Given that the end of Sri Lanka’s civil war was “one of the worst episodes in U.N. history – including failure to even table a discussion while the abuses were taking place – the HRC really must take this forward,” Pearson added.

She stressed that the U.N.’s decision to respond relatively quickly to the Arab Spring, even in highly controversial cases like Libya and Syria, suggests that bringing Sri Lanka back into focus would be not only timely, but also essential in the spirit of justice for the victims of war and for the sake of consistency in international standards.

However, “The Sri Lankan army’s announced inquiry appears to be a transparent ploy to deflect a global push for a genuine international investigation, not a sudden inspiration nearly three years after the war,” Brad Adams, Asia director at HRW, said in a press release Wednesday.

“This inquiry, coming on the eve of a possible Sri Lanka resolution at the Human Rights Council, looks like yet another cynical and meaningless move,” he added.

Various human rights groups have also expressed incredulity at the fact that Lt. General Jagath Jayasuriya – the man responsible for commanding all security forces in the Vanni, a region that weathered intense fighting during the last stages of the war – was in charge of appointing the army court of inquiry.

“An inquiry appointed by the commander who oversaw and was a colleague of senior officers who might themselves have been implicated in serious abuses cannot possibly be expected to be an independent and impartial finder of facts,” HRW said.

Yet this process is indicative of a larger, much more insidious trend in Sri Lanka today, where, despite a so-called declaration of peace, the presence of the army in nearly every aspect of civil and political life in the former warzone has raised the ire of the Tamil people and a slew of human rights organisations across the country.

The North and East remain the only places where former military personnel hold key government posts, including that of governor and government agent – the highest-level district officer in the country.

Many rights advocates believe it is a “shame” to see Sri Lanka’s once-proud civil service fall piece by piece into the army’s hands.

The government insists that these measures are both necessary and temporary. Earlier this year, Defence Secretary Gotabaya Rajapaksa proclaimed that troops “are maintaining an absolutely essential presence” throughout every district in the country.

He added that the government has accomplished unprecedented post-war development and should be lauded for its efforts rather than chastised as “human rights abusers”.

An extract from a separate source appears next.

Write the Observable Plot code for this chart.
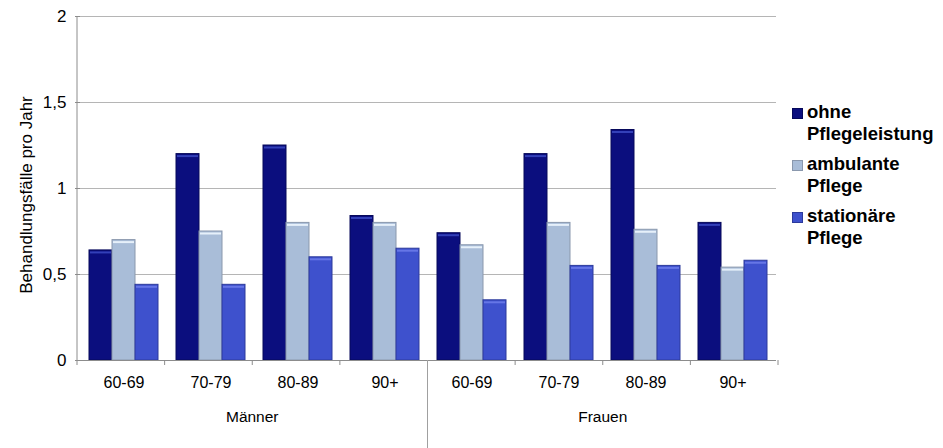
<!DOCTYPE html>
<html><head><meta charset="utf-8">
<script src="https://cdn.jsdelivr.net/npm/d3@7"></script>
<script src="https://cdn.jsdelivr.net/npm/@observablehq/plot@0.6"></script>
<style>
body{margin:0;background:#fff;font-family:"Liberation Sans",Arial,sans-serif;}
#wrap{position:relative;width:943px;height:448px;overflow:hidden;}
#legend{position:absolute;left:792px;top:101px;font-weight:bold;font-size:18.5px;line-height:22px;color:#000;}
.item{position:relative;padding-left:15px;margin-bottom:8px;white-space:nowrap;}
.sw{position:absolute;left:0;top:7px;width:11px;height:11px;box-sizing:border-box;}
</style></head><body><div id="wrap"><div id="legend"></div></div>
<script>
// ---- data ----
const groups = ["Männer", "Frauen"];
const ages = ["60-69", "70-79", "80-89", "90+"];
const series = ["ohne Pflegeleistung", "ambulante Pflege", "stationäre Pflege"];
const legendLines = [["ohne", "Pflegeleistung"], ["ambulante", "Pflege"], ["stationäre", "Pflege"]];
const ohne       = [0.64, 1.20, 1.25, 0.84,  0.74, 1.20, 1.34, 0.80];
const ambulant   = [0.70, 0.75, 0.80, 0.80,  0.67, 0.80, 0.76, 0.54];
const stationaer = [0.44, 0.44, 0.60, 0.65,  0.35, 0.55, 0.55, 0.58];
const yTicks = [0, 0.5, 1, 1.5, 2];
const yLabel = "Behandlungsfälle pro Jahr";

// ---- styles ----
const fills   = ["#0b0e7e", "#a9bdd8", "#3e51cd"];
const strokes = ["#06085a", "#8a98ad", "#2c3a9c"];
const tops    = ["#3340b8", "#e6f0fa", "#6676e6"];
const FONT = "Liberation Sans, Arial, sans-serif";

const keys = groups.flatMap(g => ages.map(a => g + "|" + a));
const values = [ohne, ambulant, stationaer];
const data = [];
keys.forEach((k, i) => series.forEach((s, j) => data.push({key: k, series: s, si: j, value: values[j][i]})));

const W = 943, H = 448, mL = 77, mR = 165, mT = 16, mB = 88;
const chart = Plot.plot({
  width: W, height: H,
  marginLeft: mL, marginRight: mR, marginTop: mT, marginBottom: mB,
  style: {fontFamily: FONT, fontSize: "16px", color: "#000", background: "#fff", overflow: "visible"},
  facet: {data, x: "key", marginLeft: 0, marginRight: 0},
  fx: {domain: keys, padding: 0, axis: "bottom", tickSize: 0, tickPadding: 16, tickFormat: k => k.split("|")[1], label: null},
  x: {domain: series, paddingInner: 0, paddingOuter: 0.37, axis: null},
  y: {domain: [0, 2], ticks: yTicks, tickFormat: d => String(d).replace(".", ","), tickSize: 5, tickPadding: 9, label: null},
  marks: [
    Plot.ruleY(yTicks.slice(1), {stroke: "#b5b5b5", strokeWidth: 1}),
    ...series.map((s, j) => Plot.barY(data, {filter: d => d.si === j, x: "series", y: "value", fill: fills[j], stroke: strokes[j], strokeWidth: 1})),
    ...series.map((s, j) => Plot.tickY(data, {filter: d => d.si === j, x: "series", y: "value", stroke: tops[j], strokeWidth: 2, dy: 2, inset: 1})),
    Plot.ruleY([0], {stroke: "#8c8c8c"})
  ]
});
chart.style.position = "absolute";
chart.style.left = "0px";
chart.style.top = "0px";
document.getElementById("wrap").prepend(chart);

const svg = d3.select(chart);
svg.selectAll('g[aria-label^="y-axis"] line, g[aria-label^="y-axis"] path').attr("stroke", "#8c8c8c");
svg.selectAll('g[aria-label^="y-axis"] text, g[aria-label^="y-axis"]').attr("font-size", 17);

// extras drawn from the scales
const fxs = chart.scale("fx");
const ys = chart.scale("y");
const [r0, r1] = fxs.range;
const step = (r1 - r0) / keys.length;
const y0 = ys.range[0];
const yTop = ys.range[1];
svg.append("line").attr("x1", mL).attr("x2", mL).attr("y1", yTop).attr("y2", y0).attr("stroke", "#8c8c8c");
const bounds = d3.range(keys.length + 1).map(i => r0 + i * step);
svg.append("g").selectAll("line").data(bounds).join("line")
  .attr("x1", d => d).attr("x2", d => d).attr("y1", y0).attr("y2", y0 + 5).attr("stroke", "#8c8c8c");
groups.slice(1).forEach((g, gi) => {
  const x = r0 + (gi + 1) * ages.length * step;
  svg.append("line").attr("x1", x).attr("x2", x).attr("y1", y0).attr("y2", H).attr("stroke", "#a0a0a0");
});
groups.forEach((g, gi) => {
  const cx = r0 + (gi * ages.length + ages.length / 2) * step;
  svg.append("text").attr("x", cx).attr("y", 422).attr("text-anchor", "middle")
    .attr("font-family", FONT).attr("font-size", 15.5).attr("fill", "#000").text(g);
});
// y-axis title
svg.append("text").attr("transform", `translate(32,${(yTop + y0) / 2 + 7}) rotate(-90)`)
  .attr("text-anchor", "middle").attr("font-family", FONT).attr("font-size", 17).attr("fill", "#000").text(yLabel);

const lg = d3.select("#legend");
legendLines.forEach((lines, j) => {
  const it = lg.append("div").attr("class", "item");
  it.append("div").attr("class", "sw").style("background", fills[j]).style("border", "1px solid " + strokes[j]);
  it.append("div").html(lines.join("<br>"));
});
</script>
</body></html>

But voting patterns in the Tamil community ever since the war’s end suggest that roads and water wells matter less to a politically disenfranchised people than personal dignity and a political voice.

Though well over 70 percent of the island turned up at the ballot boxes for the January 2010 presidential election, only 18 percent of registered voters in Jaffna made the trip to the polling stations.

This was largely chalked up to the fact that scores of Jaffna residents had fled during the war or were incommunicado in the government “welfare camps”. But every subsequent election since then suggests that the Tamil people are hungering for political representation.

Despite a dearth of election promises beyond land, language, resettlement and self-determination, the Tamil National Alliance (TNA) have won everything from parliamentary elections to pradeshiya sabha (local government) elections since 2010, Ruki Fernando, head of the human rights in conflict programme at the Law and Society Trust in Colombo, told IPS.

“Unlike the government, the TNA did not have the capacity to promise a massive development programme – yet the Tamil people voted for them, proving that they cannot be bought over by schools, buses and hospitals. Their votes have been an absolute rejection of the Mahinda Rajapaksa regime. In elections that the government itself declared to be free and fair, this government was fairly and squarely beaten (in the North and East),” Fernando added.

In essence, the TNA has been all but stripped of its political efficacy by the presence of the military, which answers to a higher power than the will of the people.

*This is the second of a two-part series on Sri Lanka in the aftermath of its three-decade civil war.